Confira a mensagem de homenagem aos falecidos em 1987
"Aos íntimos de “La Victoria” (bairro da sede do Alianza Lima), que com orgulho vestiram a camisa branco e azul, hoje queremos homenagear, imortalizar em nossas recordações e perpetuar, por meio destas imagens, suas glórias, futebol, gols e tradição.
"Já são 25 anos desde que eles foram receber bênçãos do céu, já que entregaram a vida e o coração para usar a majestosa camisa branca e azul, e faziam a bola rolar a nosso favor. Por isso, hoje, aqui na nossa casa, onde cresceram e foram grandes, nós temos o privilégio de conhecer e comemorar em vida os feitos dos nossos grandes irmãos, que jogaram com classe no campo e nos deliciaram com seu bom futebol a cada partida.

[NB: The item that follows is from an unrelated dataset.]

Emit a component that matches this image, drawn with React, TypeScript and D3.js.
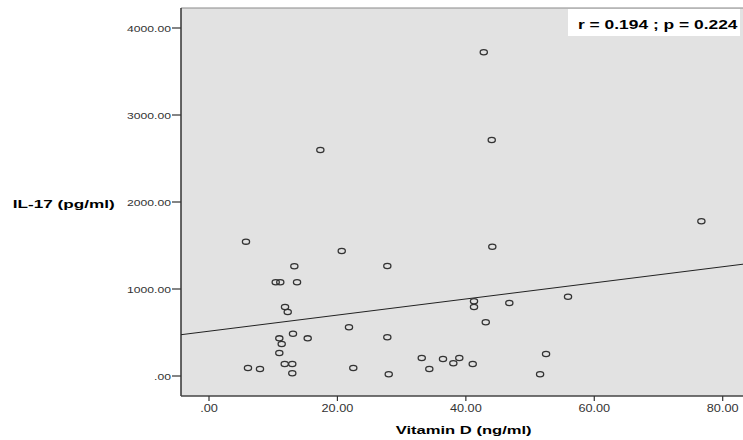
import React from "react";
import * as d3 from "d3";

// Vitamin D (ng/ml)
const vitaminD: number[] = [
  5.76, 20.67, 13.29, 10.39, 11.1, 13.71, 11.84, 12.26, 21.8, 13.08,
  10.95, 15.37, 11.32, 10.95, 11.79, 12.97, 6.07, 7.94, 22.47, 12.97,
  27.77, 44.12, 41.27, 41.27, 46.77, 55.91, 43.1, 27.77, 33.13, 36.44,
  38.98, 34.31, 38.05, 41.07, 52.49, 27.99, 51.56, 17.34, 42.79, 44.03,
  76.68,
];
// IL-17 (pg/ml)
const il17: number[] = [
  1544, 1437, 1261, 1077, 1077, 1077, 793, 736, 560, 486,
  433, 433, 368, 264, 138, 138, 92, 80, 92, 31,
  1264, 1486, 859, 793, 839, 911, 617, 445, 207, 195,
  207, 80, 146, 138, 253, 20, 20, 2598, 3721, 2713,
  1778,
];

const xTicks: number[] = [0, 20, 40, 60, 80];
const yTicks: number[] = [0, 1000, 2000, 3000, 4000];
const fitIntercept = 515;
const fitSlope = 9.26;
const statText = "r = 0.194 ; p = 0.224";
const xTitle = "Vitamin D (ng/ml)";
const yTitle = "IL-17 (pg/ml)";

const fmt = (v: number) => (v === 0 ? ".00" : v.toFixed(2));

const W = 743;
const H = 440;
const plot = { left: 181, right: 745, top: 8, bottom: 396 };

const FONT = "'Liberation Sans', Arial, sans-serif";

function SText(props: {
  x: number;
  y: number;
  sx: number;
  anchor?: string;
  size: number;
  weight?: string | number;
  fill?: string;
  children: string;
}) {
  const { x, y, sx, anchor = "start", size, weight = "normal", fill = "#000", children } = props;
  return (
    <text
      transform={`translate(${x},${y}) scale(${sx},1)`}
      textAnchor={anchor}
      fontSize={size}
      fontWeight={weight}
      fontFamily={FONT}
      fill={fill}
    >
      {children}
    </text>
  );
}

export default function App() {
  const x = d3.scaleLinear().domain([0, 80]).range([209, 722.7]);
  const y = d3.scaleLinear().domain([0, 4000]).range([376, 28]);

  const xa = x.invert(plot.left);
  const xb = x.invert(plot.right);
  const line = d3
    .line<number>()
    .x((d) => x(d))
    .y((d) => y(fitIntercept + fitSlope * d))([xa, xb]);

  return (
    <svg
      width={W}
      height={H}
      style={{ position: "absolute", left: 0, top: 0, background: "#fff" }}
    >
      <rect
        x={plot.left}
        y={plot.top}
        width={plot.right - plot.left}
        height={plot.bottom - plot.top}
        fill="#e2e2e2"
      />
      {/* top border */}
      <line x1={plot.left} x2={plot.right} y1={plot.top} y2={plot.top} stroke="#8a8a8a" strokeWidth={1.2} />
      {/* axes */}
      <line x1={plot.left} x2={plot.left} y1={plot.top} y2={plot.bottom} stroke="#333" strokeWidth={1.5} />
      <line x1={plot.left} x2={plot.right} y1={plot.bottom} y2={plot.bottom} stroke="#444" strokeWidth={1.5} />

      {/* y ticks */}
      {yTicks.map((t) => (
        <g key={"y" + t}>
          <line x1={172} x2={plot.left} y1={y(t)} y2={y(t)} stroke="#333" strokeWidth={1.2} />
          <SText x={171} y={y(t) + 3.5} sx={1.28} anchor="end" size={9.5} fill="#333">
            {fmt(t)}
          </SText>
        </g>
      ))}

      {/* x ticks */}
      {xTicks.map((t) => (
        <g key={"x" + t}>
          <line x1={x(t)} x2={x(t)} y1={plot.bottom} y2={plot.bottom + 5} stroke="#333" strokeWidth={1.2} />
          <SText x={x(t)} y={412} sx={1.27} anchor="middle" size={10} fill="#333">
            {fmt(t)}
          </SText>
        </g>
      ))}

      {/* fit line */}
      <path d={line ?? ""} fill="none" stroke="#222" strokeWidth={1} />

      {/* points */}
      {vitaminD.map((v, i) => (
        <ellipse
          key={i}
          cx={x(v)}
          cy={y(il17[i])}
          rx={3.6}
          ry={2.6}
          fill="none"
          stroke="#333"
          strokeWidth={1.3}
        />
      ))}

      {/* stat box */}
      <rect x={568} y={9} width={172} height={27} fill="#fff" />
      <SText x={578} y={29.3} sx={1.45} size={12} weight="bold">
        {statText}
      </SText>

      {/* titles */}
      <SText x={12.7} y={208.3} sx={1.48} size={11.6} weight="bold">
        {yTitle}
      </SText>
      <SText x={395.7} y={434} sx={1.43} size={11.6} weight="bold">
        {xTitle}
      </SText>
    </svg>
  );
}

"Esse quadro de imagens vai para eles, seus parentes e para toda a família branca e azul. Também para a nova geração de torcedores que não teve a oportunidade de conhecê-los, porque isso faz parte da nossa história. Nosso clube sobreviveu e viveu a pior tragédia do esporte nacional, mas estamos aqui para dizer: “Viva o Alianza, senhores”. Porque o agradecimento é a memória do coração, de nossos corações pintados de branco e azul. Essa memória do coração que, como diria Garcia Márquez, elimina as más recordações e magnifica as boas, e graças a esse artifício, aprendemos a lidar com o passado".